___ Material

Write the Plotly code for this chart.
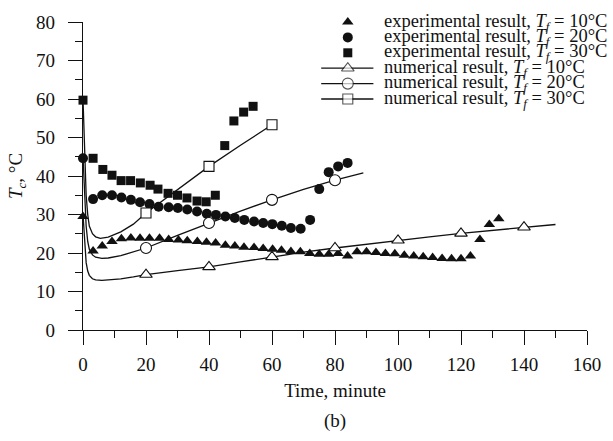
import plotly.graph_objects as go

# ---- experimental core temperature T_c (°C) against time (minute) ----
exp10_t = [0, 3.2, 6.1, 9.2, 12.2, 15.2, 18.1, 21.1, 24.3, 27.2, 30.3, 33.1, 36.3, 39.2,
           42.1, 45.2, 48.2, 51.1, 54.3, 57.2, 60.2, 63, 66, 69, 72, 75, 78, 81, 84, 87,
           90, 93, 96, 99, 102, 105, 108, 111, 114, 117, 120, 123, 126, 129, 132]
exp10_T = [29.5, 20.5, 21.8, 23.0, 23.7, 23.9, 23.8, 23.8, 23.8, 23.5, 23.4, 23.2, 23.0, 22.8,
           22.6, 22.0, 21.8, 21.5, 21.4, 21.2, 21.0, 20.7, 20.4, 20.3, 19.9, 19.7, 19.7, 19.9, 19.2, 20.3,
           20.3, 20.1, 19.9, 19.8, 19.4, 19.2, 19.0, 18.8, 18.6, 18.5, 18.5, 19.2, 23.5, 27.4, 28.9]

exp20_t = [0, 3.2, 6.1, 9.2, 12.2, 15.2, 18.1, 21.1, 24, 27.2, 30.1, 33.1, 36.2, 39.3, 42.2,
           45.2, 48.2, 51.2, 54.3, 57.2, 60.1, 63.1, 66, 69.1, 72.1, 75, 78, 81, 84]
exp20_T = [44.6, 34.0, 35.0, 35.0, 34.4, 33.8, 33.2, 32.7, 32.0, 31.9, 31.7, 31.3, 30.8, 30.2, 29.9,
           29.5, 29.1, 28.6, 28.2, 27.8, 27.5, 27.1, 26.5, 26.3, 28.6, 36.6, 41.0, 42.5, 43.4]

exp30_t = [0, 3.2, 6.3, 9.2, 12.1, 15.1, 18.2, 21.3, 23.8, 27, 30, 33, 36.2, 39.1, 42,
           45, 47.9, 51, 54]
exp30_T = [59.7, 44.6, 41.7, 40.2, 38.8, 38.8, 38.2, 37.6, 36.6, 35.5, 35.0, 34.3, 33.5, 33.3, 35.0,
           47.9, 54.3, 56.6, 58.1]

# ---- numerical core temperature curves ----
num10_t = [0, 0.5, 1, 1.5, 2, 3, 4, 6, 8, 12, 16, 20, 30, 40, 50, 60, 70, 80, 90, 100,
           110, 120, 130, 140, 150]
num10_T = [30, 22, 17.5, 15.3, 14.2, 13.3, 13.0, 12.9, 13.0, 13.3, 13.8, 14.4, 15.4, 16.4, 17.7,
           19.0, 20.2, 21.3, 22.3, 23.3, 24.2, 25.1, 25.9, 26.7, 27.4]

num20_t = [0, 0.5, 1, 1.5, 2, 3, 4, 6, 8, 12, 16, 20, 30, 40, 50, 60, 70, 80, 89]
num20_T = [45, 34, 27, 23, 21, 19.5, 18.9, 18.6, 18.7, 19.3, 20.2, 21.3, 24.6, 27.8, 30.9,
           33.8, 36.5, 38.9, 40.8]

num30_t = [0, 0.5, 1, 1.5, 2, 3, 4, 5.5, 8, 12, 16, 20, 30, 40, 50, 60]
num30_T = [60, 45, 35, 30, 27, 25, 24.2, 23.8, 24.1, 25.5, 27.5, 30.4, 36.4, 42.5, 48.0, 53.3]

marker_every = 20  # open symbols on the numerical curves every 20 minutes

x_ticks = [0, 20, 40, 60, 80, 100, 120, 140, 160]
y_ticks = [0, 10, 20, 30, 40, 50, 60, 70, 80]

labels = [
    "experimental result, <i>T<sub>f</sub></i> = 10°C",
    "experimental result, <i>T<sub>f</sub></i> = 20°C",
    "experimental result, <i>T<sub>f</sub></i> = 30°C",
    "numerical result, <i>T<sub>f</sub></i> = 10°C",
    "numerical result, <i>T<sub>f</sub></i> = 20°C",
    "numerical result, <i>T<sub>f</sub></i> = 30°C",
]

INK = "#111111"
FONT = "Liberation Serif"
TICK_SIZE = 19
KEY_SIZE = 18.5

exp_style = [("triangle-up", 10), ("circle", 10), ("square", 9)]
num_style = [("triangle-up", 11), ("circle", 11), ("square", 10)]

# plot area geometry in pixels
W, H = 613, 441
M_L, M_R, M_T, M_B = 83, 18, 18, 111
PLOT_W = W - M_L - M_R
PLOT_H = H - M_T - M_B


def key_x(px):
    return (px - M_L) / PLOT_W


def key_y(py):
    return (M_T + PLOT_H - py) / PLOT_H


fig = go.Figure()

for (t, T), (sym, size), name in zip([(exp10_t, exp10_T), (exp20_t, exp20_T), (exp30_t, exp30_T)],
                                     exp_style, labels[:3]):
    fig.add_trace(go.Scatter(
        x=t, y=T, mode="markers", name=name, showlegend=False, cliponaxis=False,
        marker=dict(symbol=sym, size=size, color=INK, line=dict(width=0)),
    ))

for (t, T), (sym, size), name in zip([(num10_t, num10_T), (num20_t, num20_T), (num30_t, num30_T)],
                                     num_style, labels[3:]):
    fig.add_trace(go.Scatter(
        x=t, y=T, mode="lines", name=name, showlegend=False, cliponaxis=False,
        line=dict(color=INK, width=1.3),
    ))
    mt = [a for a in t if a > 0 and a % marker_every == 0]
    mT = [b for a, b in zip(t, T) if a > 0 and a % marker_every == 0]
    fig.add_trace(go.Scatter(
        x=mt, y=mT, mode="markers", name=name, showlegend=False, cliponaxis=False,
        marker=dict(symbol=sym, size=size, color="white", line=dict(color=INK, width=1.1)),
    ))

# ---- key at the upper right, on an invisible overlay axis pair ----
kx0, kxm, kx1, tx = key_x(325), key_x(352), key_x(378), key_x(388)
for i, label in enumerate(labels):
    y = key_y(M_T + 15.6 * i)
    if i < 3:
        sym, size = exp_style[i]
        fig.add_trace(go.Scatter(
            x=[kxm], y=[y], xaxis="x2", yaxis="y2", mode="markers", showlegend=False,
            cliponaxis=False, hoverinfo="skip",
            marker=dict(symbol=sym, size=size, color=INK, line=dict(width=0)),
        ))
    else:
        sym, size = num_style[i - 3]
        fig.add_trace(go.Scatter(
            x=[kx0, kxm, kx1], y=[y, y, y], xaxis="x2", yaxis="y2",
            mode="lines+markers", showlegend=False, cliponaxis=False, hoverinfo="skip",
            line=dict(color=INK, width=1.3),
            marker=dict(symbol=sym, size=[0, size, 0], color="white",
                        line=dict(color=INK, width=[0, 1.1, 0])),
        ))
    fig.add_annotation(x=tx, y=y, xref="paper", yref="paper", text=label,
                       showarrow=False, xanchor="left", yanchor="middle", borderpad=0,
                       font=dict(family=FONT, size=KEY_SIZE, color=INK))

fig.add_annotation(x=0.5, y=-0.295, xref="paper", yref="paper", text="(b)",
                   showarrow=False, xanchor="center", yanchor="middle",
                   font=dict(family=FONT, size=TICK_SIZE, color=INK))

axis_common = dict(
    showline=True, linecolor=INK, linewidth=1.3, showgrid=False, zeroline=False,
    ticks="outside", ticklen=14, tickwidth=1.3, tickcolor=INK,
    tickfont=dict(family=FONT, size=TICK_SIZE, color=INK),
    mirror=False,
)

fig.update_layout(
    width=W, height=H,
    margin=dict(l=M_L, r=M_R, t=M_T, b=M_B),
    paper_bgcolor="white", plot_bgcolor="white",
    font=dict(family=FONT, size=TICK_SIZE, color=INK),
    showlegend=False,
    xaxis=dict(
        range=[0, 160], tickvals=x_ticks, ticktext=[str(v) for v in x_ticks],
        ticklabelstandoff=3,
        minor=dict(tickvals=[v + 10 for v in x_ticks[:-1]], ticks="outside", ticklen=7,
                   tickwidth=1.3, tickcolor=INK),
        title=dict(text="Time, minute", standoff=9,
                   font=dict(family=FONT, size=TICK_SIZE, color=INK)),
        **axis_common,
    ),
    yaxis=dict(
        range=[0, 80], tickvals=y_ticks, ticktext=[str(v) for v in y_ticks],
        ticklabelstandoff=9,
        minor=dict(tickvals=[v + 5 for v in y_ticks[:-1]], ticks="outside", ticklen=7,
                   tickwidth=1.3, tickcolor=INK),
        title=dict(text="<i>T<sub>c</sub></i>, °C", standoff=8,
                   font=dict(family=FONT, size=TICK_SIZE, color=INK)),
        **axis_common,
    ),
    xaxis2=dict(overlaying="x", range=[0, 1], visible=False),
    yaxis2=dict(overlaying="y", range=[0, 1], visible=False),
)

fig.write_html("out.html")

______

• _What is being asked_: Look at the listing and set down only the lines from its start through the line with "import plotly.graph_objects as go", word for word and without pictures.

• _Result_:
Write the Plotly code for this chart.
import plotly.graph_objects as go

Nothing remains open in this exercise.